[What the task requires]
Leave out the pictures and repeat exactly the lines between the one containing "Give me the matplotlib source for this chart." and the one containing "from matplotlib.ticker import FuncFormatter", inclusive.

==== Dataset

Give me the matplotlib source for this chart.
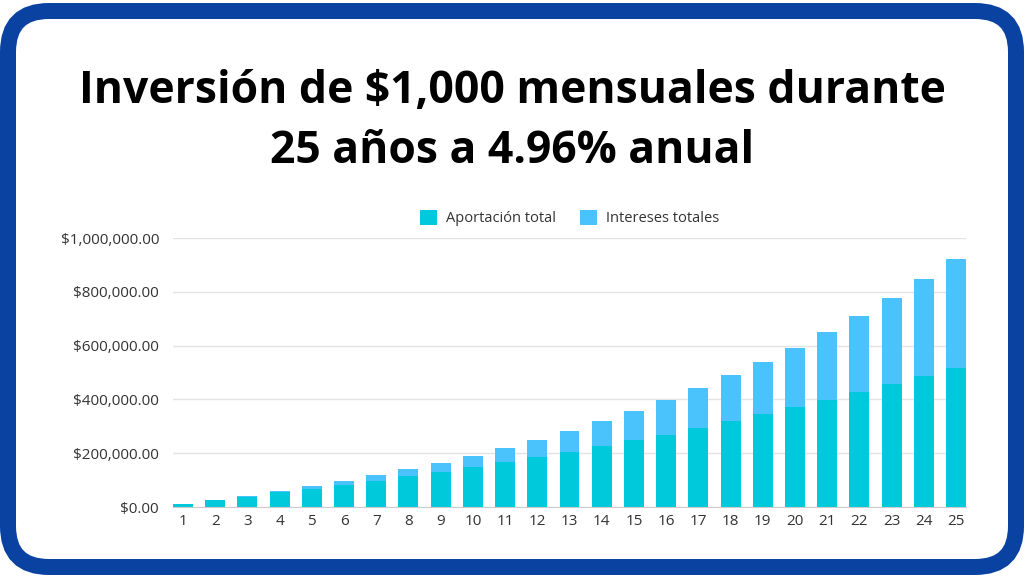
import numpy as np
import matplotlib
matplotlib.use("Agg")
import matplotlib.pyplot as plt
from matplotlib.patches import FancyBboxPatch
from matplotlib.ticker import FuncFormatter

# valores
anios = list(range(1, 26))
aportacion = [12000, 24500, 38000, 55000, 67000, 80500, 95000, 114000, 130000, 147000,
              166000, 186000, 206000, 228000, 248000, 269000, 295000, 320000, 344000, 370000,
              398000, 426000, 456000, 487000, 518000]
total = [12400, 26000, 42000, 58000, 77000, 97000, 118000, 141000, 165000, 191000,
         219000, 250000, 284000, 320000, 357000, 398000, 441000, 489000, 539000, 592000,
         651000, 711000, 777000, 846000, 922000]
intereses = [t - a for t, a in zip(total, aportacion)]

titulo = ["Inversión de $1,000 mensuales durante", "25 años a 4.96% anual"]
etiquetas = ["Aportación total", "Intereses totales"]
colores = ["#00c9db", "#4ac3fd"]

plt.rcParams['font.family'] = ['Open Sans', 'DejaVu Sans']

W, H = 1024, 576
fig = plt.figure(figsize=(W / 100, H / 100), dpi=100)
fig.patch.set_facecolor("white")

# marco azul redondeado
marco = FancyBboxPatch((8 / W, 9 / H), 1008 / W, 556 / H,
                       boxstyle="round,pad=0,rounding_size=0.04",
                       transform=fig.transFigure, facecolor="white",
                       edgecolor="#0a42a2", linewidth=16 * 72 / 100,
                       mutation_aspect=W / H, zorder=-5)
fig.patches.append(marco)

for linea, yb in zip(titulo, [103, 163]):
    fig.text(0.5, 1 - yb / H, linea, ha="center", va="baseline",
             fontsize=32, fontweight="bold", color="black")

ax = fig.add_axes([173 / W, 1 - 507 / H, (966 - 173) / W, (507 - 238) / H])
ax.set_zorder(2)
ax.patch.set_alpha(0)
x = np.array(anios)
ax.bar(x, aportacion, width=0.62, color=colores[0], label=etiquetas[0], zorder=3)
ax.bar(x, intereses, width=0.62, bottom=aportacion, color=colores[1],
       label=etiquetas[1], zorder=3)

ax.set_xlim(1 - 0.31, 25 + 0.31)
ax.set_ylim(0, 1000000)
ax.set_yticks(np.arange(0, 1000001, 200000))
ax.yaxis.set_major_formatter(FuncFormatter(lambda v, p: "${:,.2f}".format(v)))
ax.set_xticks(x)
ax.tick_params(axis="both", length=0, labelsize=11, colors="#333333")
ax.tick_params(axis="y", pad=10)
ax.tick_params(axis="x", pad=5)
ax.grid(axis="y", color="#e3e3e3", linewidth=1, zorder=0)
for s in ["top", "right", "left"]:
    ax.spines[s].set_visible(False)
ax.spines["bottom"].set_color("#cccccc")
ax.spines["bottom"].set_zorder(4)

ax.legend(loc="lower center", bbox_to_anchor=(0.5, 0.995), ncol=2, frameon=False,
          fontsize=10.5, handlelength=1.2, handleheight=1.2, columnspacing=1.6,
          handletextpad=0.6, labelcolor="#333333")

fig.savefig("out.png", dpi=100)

========
==== Dataset

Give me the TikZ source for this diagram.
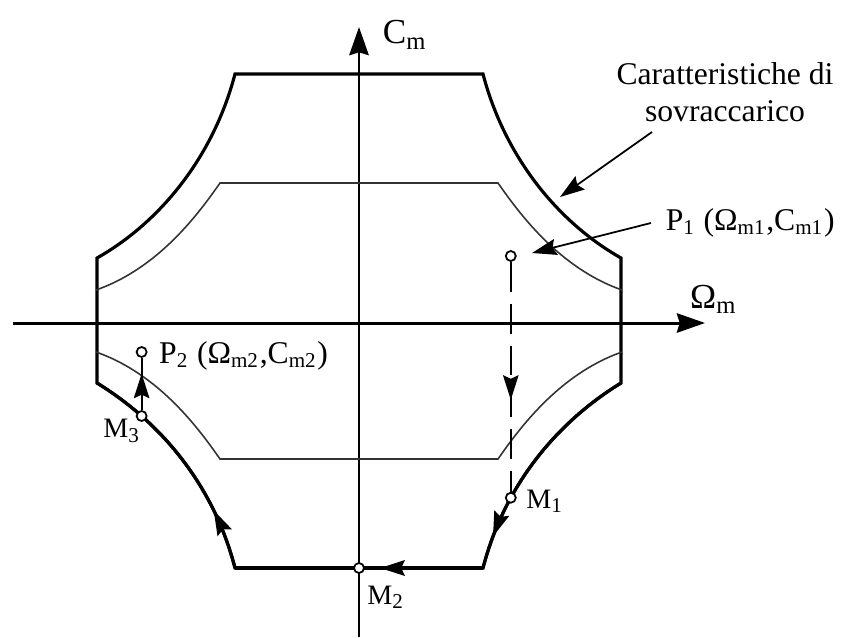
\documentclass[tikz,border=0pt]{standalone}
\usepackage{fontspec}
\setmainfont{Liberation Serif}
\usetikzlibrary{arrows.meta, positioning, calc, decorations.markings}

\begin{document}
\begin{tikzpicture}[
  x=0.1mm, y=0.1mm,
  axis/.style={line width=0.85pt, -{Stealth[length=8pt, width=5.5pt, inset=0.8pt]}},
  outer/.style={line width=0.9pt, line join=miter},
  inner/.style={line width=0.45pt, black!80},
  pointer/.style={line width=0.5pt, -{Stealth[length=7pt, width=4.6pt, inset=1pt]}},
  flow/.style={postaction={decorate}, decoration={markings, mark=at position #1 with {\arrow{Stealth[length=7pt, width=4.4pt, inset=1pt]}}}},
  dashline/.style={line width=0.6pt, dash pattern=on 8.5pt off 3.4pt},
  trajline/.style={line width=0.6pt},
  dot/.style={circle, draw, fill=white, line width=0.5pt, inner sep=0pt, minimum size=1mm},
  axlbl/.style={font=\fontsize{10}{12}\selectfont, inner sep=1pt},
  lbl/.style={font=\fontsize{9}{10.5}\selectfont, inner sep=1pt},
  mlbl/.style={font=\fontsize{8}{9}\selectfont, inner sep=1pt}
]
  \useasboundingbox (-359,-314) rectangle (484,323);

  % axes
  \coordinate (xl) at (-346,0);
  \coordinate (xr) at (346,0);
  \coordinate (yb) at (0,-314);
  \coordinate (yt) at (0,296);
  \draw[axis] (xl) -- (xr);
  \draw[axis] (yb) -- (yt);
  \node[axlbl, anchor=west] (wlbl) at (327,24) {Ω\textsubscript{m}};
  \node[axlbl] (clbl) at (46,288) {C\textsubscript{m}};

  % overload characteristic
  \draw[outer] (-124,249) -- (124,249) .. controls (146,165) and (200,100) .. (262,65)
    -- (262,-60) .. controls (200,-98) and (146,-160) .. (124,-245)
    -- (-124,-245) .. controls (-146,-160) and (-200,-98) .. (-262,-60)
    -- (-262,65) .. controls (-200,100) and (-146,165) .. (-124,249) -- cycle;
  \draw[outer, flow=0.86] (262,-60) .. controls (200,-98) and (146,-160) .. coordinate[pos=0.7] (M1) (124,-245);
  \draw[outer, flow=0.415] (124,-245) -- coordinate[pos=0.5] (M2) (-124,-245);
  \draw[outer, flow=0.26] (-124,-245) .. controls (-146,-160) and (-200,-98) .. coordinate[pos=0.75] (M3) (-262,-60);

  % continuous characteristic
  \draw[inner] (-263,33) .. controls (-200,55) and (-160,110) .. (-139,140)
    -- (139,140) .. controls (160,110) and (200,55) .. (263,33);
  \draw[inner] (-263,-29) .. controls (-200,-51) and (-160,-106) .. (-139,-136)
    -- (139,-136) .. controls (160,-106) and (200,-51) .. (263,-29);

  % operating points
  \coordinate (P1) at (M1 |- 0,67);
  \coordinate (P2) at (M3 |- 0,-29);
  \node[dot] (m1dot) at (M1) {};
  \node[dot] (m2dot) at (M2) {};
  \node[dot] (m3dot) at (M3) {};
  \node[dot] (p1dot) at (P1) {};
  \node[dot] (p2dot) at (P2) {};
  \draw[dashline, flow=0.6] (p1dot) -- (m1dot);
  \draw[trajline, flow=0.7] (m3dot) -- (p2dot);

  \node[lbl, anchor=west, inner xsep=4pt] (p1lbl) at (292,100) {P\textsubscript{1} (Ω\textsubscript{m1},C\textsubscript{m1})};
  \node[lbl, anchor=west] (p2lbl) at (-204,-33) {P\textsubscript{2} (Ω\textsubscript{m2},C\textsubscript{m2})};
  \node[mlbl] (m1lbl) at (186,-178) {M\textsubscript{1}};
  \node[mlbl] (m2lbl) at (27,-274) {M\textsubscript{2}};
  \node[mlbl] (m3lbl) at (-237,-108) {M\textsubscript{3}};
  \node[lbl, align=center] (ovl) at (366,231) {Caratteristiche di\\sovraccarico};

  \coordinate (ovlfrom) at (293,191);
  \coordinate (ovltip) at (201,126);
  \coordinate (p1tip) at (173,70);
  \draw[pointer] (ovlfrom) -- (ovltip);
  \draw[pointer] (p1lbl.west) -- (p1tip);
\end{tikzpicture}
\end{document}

========
==== Dataset

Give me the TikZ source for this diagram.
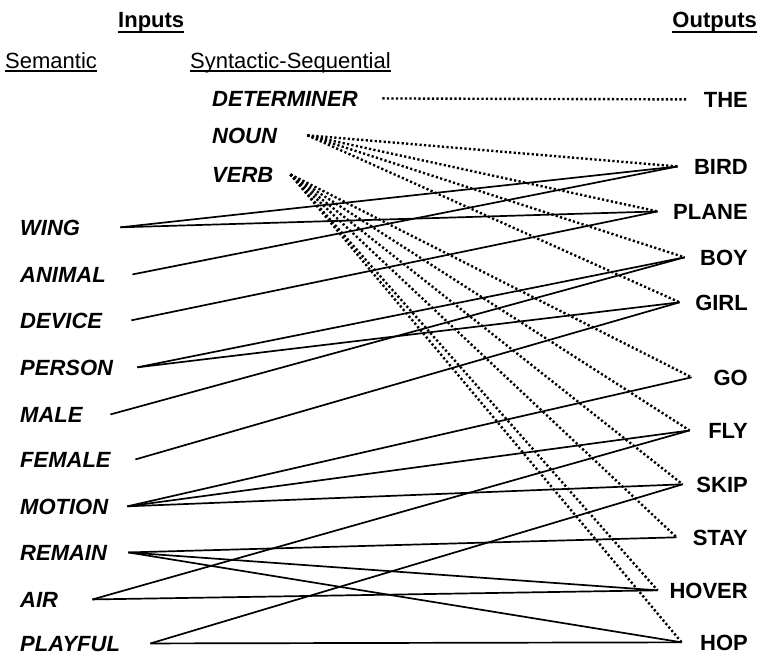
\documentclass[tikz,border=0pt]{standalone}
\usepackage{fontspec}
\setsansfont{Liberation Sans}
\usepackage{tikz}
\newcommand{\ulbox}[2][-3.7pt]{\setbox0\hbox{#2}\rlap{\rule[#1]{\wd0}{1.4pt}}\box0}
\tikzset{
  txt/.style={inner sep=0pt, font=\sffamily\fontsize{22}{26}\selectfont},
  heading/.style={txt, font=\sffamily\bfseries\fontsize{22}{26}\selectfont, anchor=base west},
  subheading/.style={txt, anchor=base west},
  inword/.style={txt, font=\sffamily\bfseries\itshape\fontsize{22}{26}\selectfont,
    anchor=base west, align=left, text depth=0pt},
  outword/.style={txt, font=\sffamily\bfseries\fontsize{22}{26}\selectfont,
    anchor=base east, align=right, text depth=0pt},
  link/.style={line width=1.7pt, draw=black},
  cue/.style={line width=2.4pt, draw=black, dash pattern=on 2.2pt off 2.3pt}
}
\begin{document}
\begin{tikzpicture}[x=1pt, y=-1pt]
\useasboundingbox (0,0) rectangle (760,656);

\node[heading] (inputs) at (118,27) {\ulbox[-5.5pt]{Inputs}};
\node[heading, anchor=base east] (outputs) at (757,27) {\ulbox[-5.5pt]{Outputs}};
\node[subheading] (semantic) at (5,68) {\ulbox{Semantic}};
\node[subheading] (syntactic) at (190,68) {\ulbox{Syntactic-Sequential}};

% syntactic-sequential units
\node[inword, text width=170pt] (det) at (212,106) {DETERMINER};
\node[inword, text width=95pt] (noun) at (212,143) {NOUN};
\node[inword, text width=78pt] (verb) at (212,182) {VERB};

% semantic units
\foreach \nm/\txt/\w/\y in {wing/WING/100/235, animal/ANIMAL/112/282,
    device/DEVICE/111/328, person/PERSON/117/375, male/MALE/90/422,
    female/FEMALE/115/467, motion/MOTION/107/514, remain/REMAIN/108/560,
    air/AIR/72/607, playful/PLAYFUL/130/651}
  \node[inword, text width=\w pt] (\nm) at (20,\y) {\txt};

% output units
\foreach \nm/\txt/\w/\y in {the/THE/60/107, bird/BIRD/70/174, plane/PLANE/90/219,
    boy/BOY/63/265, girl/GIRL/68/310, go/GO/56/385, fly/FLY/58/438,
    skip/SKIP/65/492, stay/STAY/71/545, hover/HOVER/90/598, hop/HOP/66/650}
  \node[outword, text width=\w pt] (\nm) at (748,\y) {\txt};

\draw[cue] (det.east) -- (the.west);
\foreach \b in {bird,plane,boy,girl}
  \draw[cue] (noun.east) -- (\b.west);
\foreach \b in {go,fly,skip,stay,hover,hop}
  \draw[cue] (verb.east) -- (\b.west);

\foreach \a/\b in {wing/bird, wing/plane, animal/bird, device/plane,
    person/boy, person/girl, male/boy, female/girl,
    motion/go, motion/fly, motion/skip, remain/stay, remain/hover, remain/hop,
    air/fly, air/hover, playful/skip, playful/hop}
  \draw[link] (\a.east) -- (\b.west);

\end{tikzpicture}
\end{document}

========

[Solved exercise]
Give me the matplotlib source for this chart.
import numpy as np
import matplotlib
matplotlib.use("Agg")
import matplotlib.pyplot as plt
from matplotlib.patches import FancyBboxPatch
from matplotlib.ticker import FuncFormatter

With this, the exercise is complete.